En la parábola de los talentos quiero destacar dos cosas. Primero, la rapidez que tienen dos de los "siervos" para responder: ambos van enseguida a negociar sus talentos (cfr. Mateo 25, 16). La diligencia es una cualidad propia del que ama lo que hace, que lo quiere como propio.
Ese mismo amor vemos en el "hágase" de María, su inmediata respuesta al arcángel san Gabriel: "He aquí la esclava del Señor, hágase en mí según tu palabra" (Lucas 1, 38). De igual manera responde San José cuando conoce el origen del embarazo de María: "Al despertarse, José hizo lo que el ángel del Señor le había ordenado" (Mateo 1, 24). Inmediatamente lo "hizo", como lo harán los apóstoles ante el llamado de Jesús: ellos inmediatamente "sacando las barcas a tierra, dejadas todas las cosas, le siguieron" (Lucas 5, 11).
Nos podemos preguntar: ¿cómo reacciono ante las insinuaciones del Señor en mi vida cristiana?, ¿por qué tengo que esperar un accidente, una enfermedad terminal para reaccionar? Es fuerte decirle que no a la conciencia, la tardanza se ve inofensiva, pero cuando pasa a pasividad es más voluntaria y cuando es una resistencia al querer de Dios es culpable.
Pero a veces las parroquias somos las lentas para reaccionar, porque cuando un feligrés se convierte y decide -ahora en noviembre- recibir un sacramento pendiente, le decimos: "vuelva en marzo, se inscribe y comienza su catequesis". ¿Cuántos llegan en marzo?

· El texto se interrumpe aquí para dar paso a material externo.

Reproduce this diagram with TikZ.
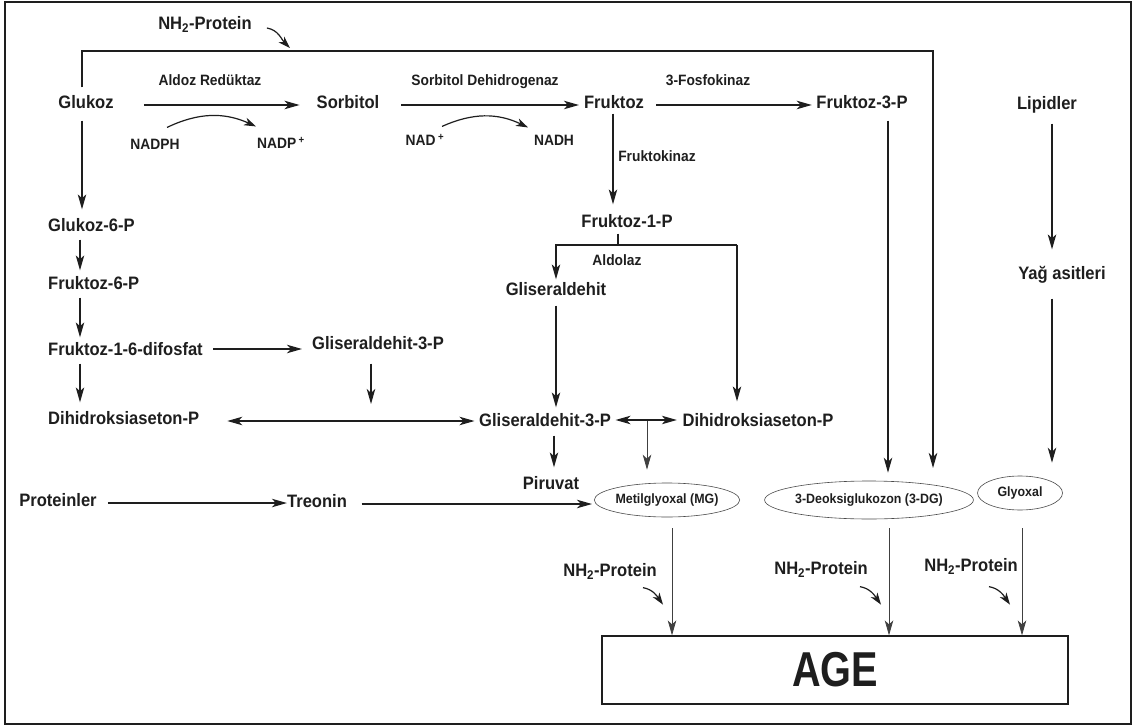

Ahora, gracias al BAR -otro día explico la sigla-, cuando en mi parroquia alguien "se decide a negociar", le decimos: mañana comienzas tu catequesis . Y están muy felices, porque se terminan sus tardanzas, dificultades y resistencias.
Lo segundo que quiero destacar en esta parábola son las palabras de otro de los siervos cuando explica por qué enterró sus 35 kilos de plata: "Señor, sabía que eres exigente, que siegas donde no siembras y recoges donde no esparces, tuve miedo y fui a esconder tu talento bajo tierra" (Mateo 25, 24-25).
Así como los dos primeros personajes actuaron por amor, el que recibió solo un talento actuó por miedo a su exigente señor: "siegas donde no siembras y recoges donde no esparces, tuve miedo" ( ibid. ). Quien dice esto, ¡no te conoce!
El miedo es fruto de la ignorancia y del pecado. Quien niega la íntima relación entre verdad y caridad -en Jesús se identifican- tiene miedo y, por ejemplo, se salta las últimas palabras del evangelio de hoy: "a ese siervo inútil, échenlo fuera, a las tinieblas; allí será el llanto y el rechinar de dientes" (Mateo 25, 30).
Tener miedo a la verdad es tener miedo a Jesucristo, omitir algunas enseñanzas de Jesús es desconfiar de la verdad completa del evangelio o ser un ignorante. En ocasiones, las verdades a medias nos hacen cómplices para no desentonar con lo políticamente correcto.
El pecado es en el fondo desconfiar de Dios y engendra un miedo hacia Él. Lo vemos en Adán y Eva: antes del pecado original conversaban y se relacionaban filialmente con Dios Padre, después del pecado "cuando oyeron la voz del Señor Dios que se paseaba por el jardín a la hora de la brisa... se escondieron de la vista del Señor Dios... Oí tu ruido en el jardín, me dio miedo" (Génesis 3, 8-9).
¿Qué nos dice la experiencia de los santos? "Son también nuestras miserias las que ahora nos impiden contemplar al Señor, y nos presentan opaca y contrahecha su figura" (San Josemaría, Vía Crucis, 6, 1). Es el miedo de parar, mirar nuestra vida y preguntarnos sinceramente: ¿Soy feliz?
Pero, padre, ¿no hay que tener miedo? "Teme ante todo al que puede hacer perder alma y cuerpo en el infierno" (Mateo10, 28). No tengas miedo a tener iniciativa en el amor a Dios, ¡comprométete!, busca su voluntad sin miedo, "pierde el miedo a llamar al Señor por su nombre -Jesús- y a decirle que le quieres" (Camino, 303).